→ **Goal of the exercise**
Every line of the material below should be repeated exactly.
****************************************
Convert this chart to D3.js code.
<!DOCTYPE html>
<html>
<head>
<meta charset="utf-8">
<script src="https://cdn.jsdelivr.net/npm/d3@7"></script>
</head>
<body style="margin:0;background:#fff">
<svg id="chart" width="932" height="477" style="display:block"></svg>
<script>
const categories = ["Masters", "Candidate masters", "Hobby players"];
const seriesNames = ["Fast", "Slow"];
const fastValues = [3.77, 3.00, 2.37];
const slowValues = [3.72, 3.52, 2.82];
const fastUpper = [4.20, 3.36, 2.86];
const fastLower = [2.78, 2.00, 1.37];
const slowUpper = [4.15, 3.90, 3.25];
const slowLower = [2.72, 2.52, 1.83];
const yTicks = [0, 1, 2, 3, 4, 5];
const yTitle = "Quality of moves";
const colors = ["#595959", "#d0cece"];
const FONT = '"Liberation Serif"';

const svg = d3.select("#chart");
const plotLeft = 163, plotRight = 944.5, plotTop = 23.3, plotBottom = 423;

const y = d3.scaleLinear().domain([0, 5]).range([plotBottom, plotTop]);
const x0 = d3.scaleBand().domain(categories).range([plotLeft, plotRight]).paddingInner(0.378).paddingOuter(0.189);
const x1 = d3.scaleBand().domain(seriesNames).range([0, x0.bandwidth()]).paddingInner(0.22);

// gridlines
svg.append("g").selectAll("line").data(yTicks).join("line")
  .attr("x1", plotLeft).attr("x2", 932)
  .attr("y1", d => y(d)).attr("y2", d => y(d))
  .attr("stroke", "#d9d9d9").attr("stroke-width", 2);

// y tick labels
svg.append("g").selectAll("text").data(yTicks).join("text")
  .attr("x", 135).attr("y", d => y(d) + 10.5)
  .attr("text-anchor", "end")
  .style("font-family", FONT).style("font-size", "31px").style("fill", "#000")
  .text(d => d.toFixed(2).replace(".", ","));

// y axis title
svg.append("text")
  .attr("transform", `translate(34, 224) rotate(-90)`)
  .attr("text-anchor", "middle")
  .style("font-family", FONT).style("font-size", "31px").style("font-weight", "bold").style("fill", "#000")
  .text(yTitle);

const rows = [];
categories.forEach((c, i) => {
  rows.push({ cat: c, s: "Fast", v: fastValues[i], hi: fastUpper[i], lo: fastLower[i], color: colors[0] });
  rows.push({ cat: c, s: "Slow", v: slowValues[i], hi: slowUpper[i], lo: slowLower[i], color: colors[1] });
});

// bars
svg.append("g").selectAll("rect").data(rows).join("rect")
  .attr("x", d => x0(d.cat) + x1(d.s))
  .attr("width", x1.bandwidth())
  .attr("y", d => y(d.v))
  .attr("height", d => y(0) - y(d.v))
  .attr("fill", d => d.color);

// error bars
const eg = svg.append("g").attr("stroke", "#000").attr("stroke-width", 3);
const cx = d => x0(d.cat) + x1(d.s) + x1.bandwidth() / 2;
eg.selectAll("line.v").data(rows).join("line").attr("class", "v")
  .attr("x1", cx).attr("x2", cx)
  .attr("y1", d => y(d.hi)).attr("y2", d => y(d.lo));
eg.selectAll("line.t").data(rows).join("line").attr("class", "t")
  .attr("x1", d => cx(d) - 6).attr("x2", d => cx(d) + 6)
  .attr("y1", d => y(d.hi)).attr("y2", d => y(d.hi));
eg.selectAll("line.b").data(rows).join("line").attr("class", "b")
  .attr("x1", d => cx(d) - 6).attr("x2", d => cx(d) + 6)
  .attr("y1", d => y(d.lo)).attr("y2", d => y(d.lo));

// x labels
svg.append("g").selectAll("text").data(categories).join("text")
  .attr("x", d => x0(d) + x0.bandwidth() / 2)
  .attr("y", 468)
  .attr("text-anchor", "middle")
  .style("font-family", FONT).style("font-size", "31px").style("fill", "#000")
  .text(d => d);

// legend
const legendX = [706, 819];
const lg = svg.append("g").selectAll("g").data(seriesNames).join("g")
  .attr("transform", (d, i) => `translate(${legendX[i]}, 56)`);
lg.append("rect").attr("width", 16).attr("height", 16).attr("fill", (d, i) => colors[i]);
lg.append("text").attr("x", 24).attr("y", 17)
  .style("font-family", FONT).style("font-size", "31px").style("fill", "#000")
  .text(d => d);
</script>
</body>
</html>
****************************************
→ **Output below**
Convert this chart to D3.js code.
<!DOCTYPE html>
<html>
<head>
<meta charset="utf-8">
<script src="https://cdn.jsdelivr.net/npm/d3@7"></script>
</head>
<body style="margin:0;background:#fff">
<svg id="chart" width="932" height="477" style="display:block"></svg>
<script>
const categories = ["Masters", "Candidate masters", "Hobby players"];
const seriesNames = ["Fast", "Slow"];
const fastValues = [3.77, 3.00, 2.37];
const slowValues = [3.72, 3.52, 2.82];
const fastUpper = [4.20, 3.36, 2.86];
const fastLower = [2.78, 2.00, 1.37];
const slowUpper = [4.15, 3.90, 3.25];
const slowLower = [2.72, 2.52, 1.83];
const yTicks = [0, 1, 2, 3, 4, 5];
const yTitle = "Quality of moves";
const colors = ["#595959", "#d0cece"];
const FONT = '"Liberation Serif"';

const svg = d3.select("#chart");
const plotLeft = 163, plotRight = 944.5, plotTop = 23.3, plotBottom = 423;

const y = d3.scaleLinear().domain([0, 5]).range([plotBottom, plotTop]);
const x0 = d3.scaleBand().domain(categories).range([plotLeft, plotRight]).paddingInner(0.378).paddingOuter(0.189);
const x1 = d3.scaleBand().domain(seriesNames).range([0, x0.bandwidth()]).paddingInner(0.22);

// gridlines
svg.append("g").selectAll("line").data(yTicks).join("line")
  .attr("x1", plotLeft).attr("x2", 932)
  .attr("y1", d => y(d)).attr("y2", d => y(d))
  .attr("stroke", "#d9d9d9").attr("stroke-width", 2);

// y tick labels
svg.append("g").selectAll("text").data(yTicks).join("text")
  .attr("x", 135).attr("y", d => y(d) + 10.5)
  .attr("text-anchor", "end")
  .style("font-family", FONT).style("font-size", "31px").style("fill", "#000")
  .text(d => d.toFixed(2).replace(".", ","));

// y axis title
svg.append("text")
  .attr("transform", `translate(34, 224) rotate(-90)`)
  .attr("text-anchor", "middle")
  .style("font-family", FONT).style("font-size", "31px").style("font-weight", "bold").style("fill", "#000")
  .text(yTitle);

const rows = [];
categories.forEach((c, i) => {
  rows.push({ cat: c, s: "Fast", v: fastValues[i], hi: fastUpper[i], lo: fastLower[i], color: colors[0] });
  rows.push({ cat: c, s: "Slow", v: slowValues[i], hi: slowUpper[i], lo: slowLower[i], color: colors[1] });
});

// bars
svg.append("g").selectAll("rect").data(rows).join("rect")
  .attr("x", d => x0(d.cat) + x1(d.s))
  .attr("width", x1.bandwidth())
  .attr("y", d => y(d.v))
  .attr("height", d => y(0) - y(d.v))
  .attr("fill", d => d.color);

// error bars
const eg = svg.append("g").attr("stroke", "#000").attr("stroke-width", 3);
const cx = d => x0(d.cat) + x1(d.s) + x1.bandwidth() / 2;
eg.selectAll("line.v").data(rows).join("line").attr("class", "v")
  .attr("x1", cx).attr("x2", cx)
  .attr("y1", d => y(d.hi)).attr("y2", d => y(d.lo));
eg.selectAll("line.t").data(rows).join("line").attr("class", "t")
  .attr("x1", d => cx(d) - 6).attr("x2", d => cx(d) + 6)
  .attr("y1", d => y(d.hi)).attr("y2", d => y(d.hi));
eg.selectAll("line.b").data(rows).join("line").attr("class", "b")
  .attr("x1", d => cx(d) - 6).attr("x2", d => cx(d) + 6)
  .attr("y1", d => y(d.lo)).attr("y2", d => y(d.lo));

// x labels
svg.append("g").selectAll("text").data(categories).join("text")
  .attr("x", d => x0(d) + x0.bandwidth() / 2)
  .attr("y", 468)
  .attr("text-anchor", "middle")
  .style("font-family", FONT).style("font-size", "31px").style("fill", "#000")
  .text(d => d);

// legend
const legendX = [706, 819];
const lg = svg.append("g").selectAll("g").data(seriesNames).join("g")
  .attr("transform", (d, i) => `translate(${legendX[i]}, 56)`);
lg.append("rect").attr("width", 16).attr("height", 16).attr("fill", (d, i) => colors[i]);
lg.append("text").attr("x", 24).attr("y", 17)
  .style("font-family", FONT).style("font-size", "31px").style("fill", "#000")
  .text(d => d);
</script>
</body>
</html>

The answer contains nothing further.